Ministers never tire of confusing the appalling treatment of the Windrush Generation with illegal migration. Yet the whole point about the Windrush scandal was that our citizens, here perfectly legally, were treated as if they were here illegally. Putting this right means treating the entire cohort of the Windrush generation as they should be treated – as British citizens. All the wrongful deportees and detainees need to be identified and so do all those unlawfully prevented from re-entering country plus all those who were bullied or threatened into ‘voluntary removal’.
Everyone who lost a job, or lost a home, and all those denied bank accounts and drivers’ licenses need to be identified. They will all need to be compensated and in many cases they need hardship payments now – something the government is still denying them. But whilst securing justice for the victims of the Windrush scandal must be an essential priority, we also need to look at why it happened to prevent it from ever happening again.
This means honestly assessing how false rhetoric on protecting our borders and immigration led directly to the Windrush scandal. This scandal did not fall from the sky: it was a product of government policy. The most important factor is that official policy, ministerial rhetoric and media coverage fails to treat migrants as people.
In terms of government policy, it’s important to remember that the whole Tory party and the Lib Dems voted for the 2014 Immigration Act and implemented their ‘hostile environment’. As part of this, we had Theresa May as Home Secretary with her ‘Go Home’ vans and announcing that she would ‘deport first, appeal later’.
As Home Secretary, May prided herself on developing policies that have resulted in British citizens who arrived as part of the Windrush generation losing their homes, jobs and livelihoods. The government is responsible for Windrush, and whilst related problems go back decades, with the Windrush scandal a fresh, cruel, malign twist has been added to long-running injustice.
The new Home Secretary Sajid Javid wants to distance himself from some of the worst aspects of the Windrush scandal and has been trying to evade responsibility.
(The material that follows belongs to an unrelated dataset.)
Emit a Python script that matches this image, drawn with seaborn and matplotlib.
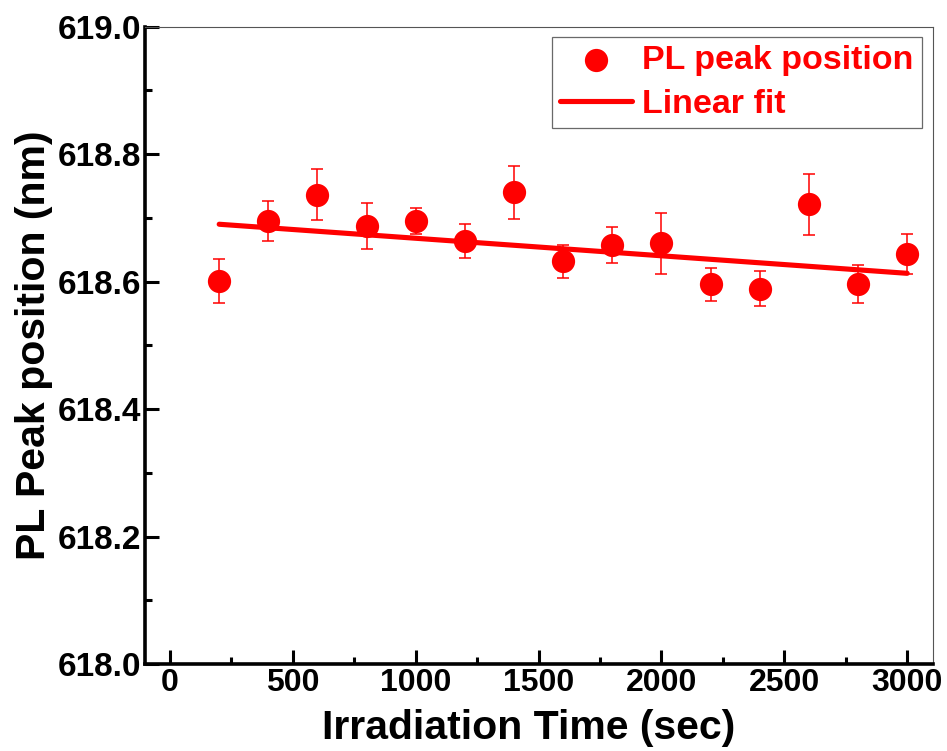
import numpy as np
import pandas as pd
import matplotlib
matplotlib.use("Agg")
import matplotlib.pyplot as plt
from matplotlib.ticker import MultipleLocator, FormatStrFormatter
import seaborn as sns

# Irradiation time (s) and measured PL peak position (nm)
time_sec = [200, 400, 600, 800, 1000, 1200, 1400, 1600, 1800, 2000,
            2200, 2400, 2600, 2800, 3000]
peak_nm = [618.601, 618.695, 618.736, 618.687, 618.695, 618.664, 618.740,
           618.632, 618.657, 618.660, 618.596, 618.589, 618.721, 618.596,
           618.643]
peak_err = [0.034, 0.032, 0.040, 0.036, 0.021, 0.027, 0.042, 0.026, 0.028,
            0.048, 0.026, 0.027, 0.048, 0.030, 0.031]

# Linear fit endpoints
fit_x = [200, 3000]
fit_y = [618.690, 618.613]

sns.set_theme(style="white")
plt.rcParams["font.family"] = ["Liberation Sans", "DejaVu Sans"]
plt.rcParams["font.weight"] = "bold"
for key in ("text.color", "axes.labelcolor", "xtick.color", "ytick.color"):
    plt.rcParams[key] = "black"

df = pd.DataFrame({"t": time_sec, "peak": peak_nm})
df_fit = pd.DataFrame({"t": fit_x, "peak": fit_y})

fig = plt.figure(figsize=(9.47, 7.51), dpi=100)
ax = fig.add_axes([0.1531, 0.1158, 0.9852 - 0.1531, 0.9645 - 0.1158])

red = "#ff0000"
ax.errorbar(time_sec, peak_nm, yerr=peak_err, fmt="none", ecolor=red,
            elinewidth=1.1, capsize=4.6, capthick=1.1, zorder=2)
sns.lineplot(data=df_fit, x="t", y="peak", ax=ax, color=red, linewidth=3.7,
             label="Linear fit", zorder=3)
sns.scatterplot(data=df, x="t", y="peak", ax=ax, color=red, s=280,
                edgecolor=red, linewidth=0, label="PL peak position",
                zorder=4)

ax.set_xlim(-102, 3105)
ax.set_ylim(618.0, 619.0)
ax.xaxis.set_major_locator(MultipleLocator(500))
ax.xaxis.set_minor_locator(MultipleLocator(250))
ax.yaxis.set_major_locator(MultipleLocator(0.2))
ax.yaxis.set_minor_locator(MultipleLocator(0.1))
ax.yaxis.set_major_formatter(FormatStrFormatter("%.1f"))

ax.tick_params(axis="y", which="major", labelsize=24)
ax.tick_params(axis="x", which="major", labelsize=23)
ax.tick_params(which="major", direction="in", length=10, width=2.2,
               color="black", pad=3,
               bottom=True, left=True, top=False, right=False)
ax.tick_params(which="minor", direction="in", length=5, width=2.2,
               color="black", bottom=True, left=True, top=False, right=False)
for lab in ax.get_xticklabels() + ax.get_yticklabels():
    lab.set_fontweight("bold")

for side in ("left", "bottom"):
    ax.spines[side].set_color("black")
    ax.spines[side].set_linewidth(2.6)
for side in ("top", "right"):
    ax.spines[side].set_color("#555555")
    ax.spines[side].set_linewidth(0.8)

ax.set_xlabel("Irradiation Time (sec)", fontsize=29.5, fontweight="bold",
              labelpad=8)
ax.xaxis.label.set_x(0.487)
ax.set_ylabel("PL Peak position (nm)", fontsize=29.5, fontweight="bold",
              labelpad=3)

handles, labels = ax.get_legend_handles_labels()
order = [labels.index("PL peak position"), labels.index("Linear fit")]
leg = ax.legend([handles[i] for i in order], [labels[i] for i in order],
                loc="upper right", bbox_to_anchor=(0.986, 0.984),
                borderaxespad=0, fontsize=24.5, frameon=True, fancybox=False,
                edgecolor="#444444", borderpad=0.25, handlelength=2.1,
                handletextpad=0.3, labelspacing=0.36, markerscale=1.0)
leg.get_frame().set_linewidth(0.9)
for txt in leg.get_texts():
    txt.set_color(red)
    txt.set_fontweight("bold")

fig.savefig("out.png", dpi=100)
In fact, he himself is guilty of a great injustice in refusing a hardship fund for those who have lost jobs, lost homes, or been denied bank accounts or driver’s licenses.
He is refusing to act despite the real hardship people are facing right now, and he is doing it for the most insensitive and bureaucratic of reasons. This is a chapter of the scandal of his own making that he could and should end now. Whilst the Home Secretary claims to have ended the ”hostile environment”, this is simply untrue and he recently sneaked out an announcement showing they were still treating the Windrush generation as second class citizens-
Labour conference was clear this week: we will not rest until there is justice for the Windrush generation. We have committed to scrapping of the Immigration Act of 2014, which enshrined Theresa May’s ‘hostile environment’ into law.
Labour has not only exposed these cruel policies of the Windrush scandal, but has also outlined the steps that a Labour government will take to end these outrages. As the Tories meet next week, they should finally commit to justice for the victims of the Windrush generation scandal. If not, they should make for a government that will.
Diane Abbott is shadow home secretary and MP for Hackney North and Stoke Newington.